Ela explica que não existe um perfil único de pessoa vulnerável ao suicídio, embora alguns grupos estejam mais expostos, como quem tem histórico de transtornos mentais, uso abusivo de substâncias, perdas recentes ou experiências de violência. “O suicídio pode atingir qualquer pessoa, independentemente de idade, gênero ou condição social”, alerta a especialista.

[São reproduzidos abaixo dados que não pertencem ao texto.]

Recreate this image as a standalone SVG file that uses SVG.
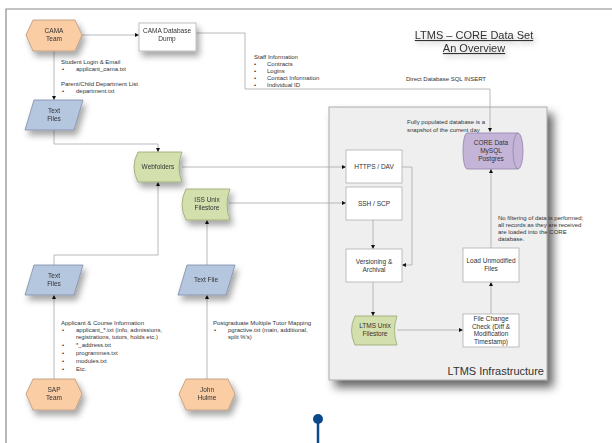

Como identificar os sinais e agir
Segundo a psicóloga, os sinais de alerta podem variar entre diretos e sutis, como:
- Falar sobre morte ou querer desaparecer;
- Isolamento repentino;
- Mudanças bruscas de humor;
- Perda de interesse em atividades antes prazerosas;
- Descuido com a saúde e aparência;
- Frases de desesperança, como “não aguento mais” ou “minha vida não faz sentido”.
Para Lídice, é fundamental que familiares e amigos estejam atentos e saibam como agir diante de um possível caso. “O primeiro passo é ouvir sem julgamento. Demonstrar presença, acolhimento e interesse genuíno. Evitar frases como ‘isso é bobagem’. O ideal é encorajar a busca por ajuda profissional, acompanhar nas primeiras consultas, oferecer apoio no dia a dia e, em casos graves, acionar serviços de emergência”, orienta.
Ela reforça a importância de tratar o sofrimento psíquico com a mesma seriedade dada às doenças físicas. “Assim como cuidamos da saúde física com médicos, precisamos cuidar da saúde mental com profissionais capacitados. O acompanhamento psicológico e psiquiátrico reduz o risco, fortalece os vínculos da pessoa com a vida e oferece estratégias para lidar com a dor”, conclui.
Onde buscar ajuda
Em caso de necessidade, o Centro de Valorização da Vida (CVV) realiza apoio emocional gratuito, com atendimento 24 horas pelo número 188 ou pelo site oficial do CVV.
Além disso, a rede pública de saúde do Amazonas oferece atendimento psicológico e psiquiátrico em unidades básicas de saúde e CAPS (Centros de Atenção Psicossocial).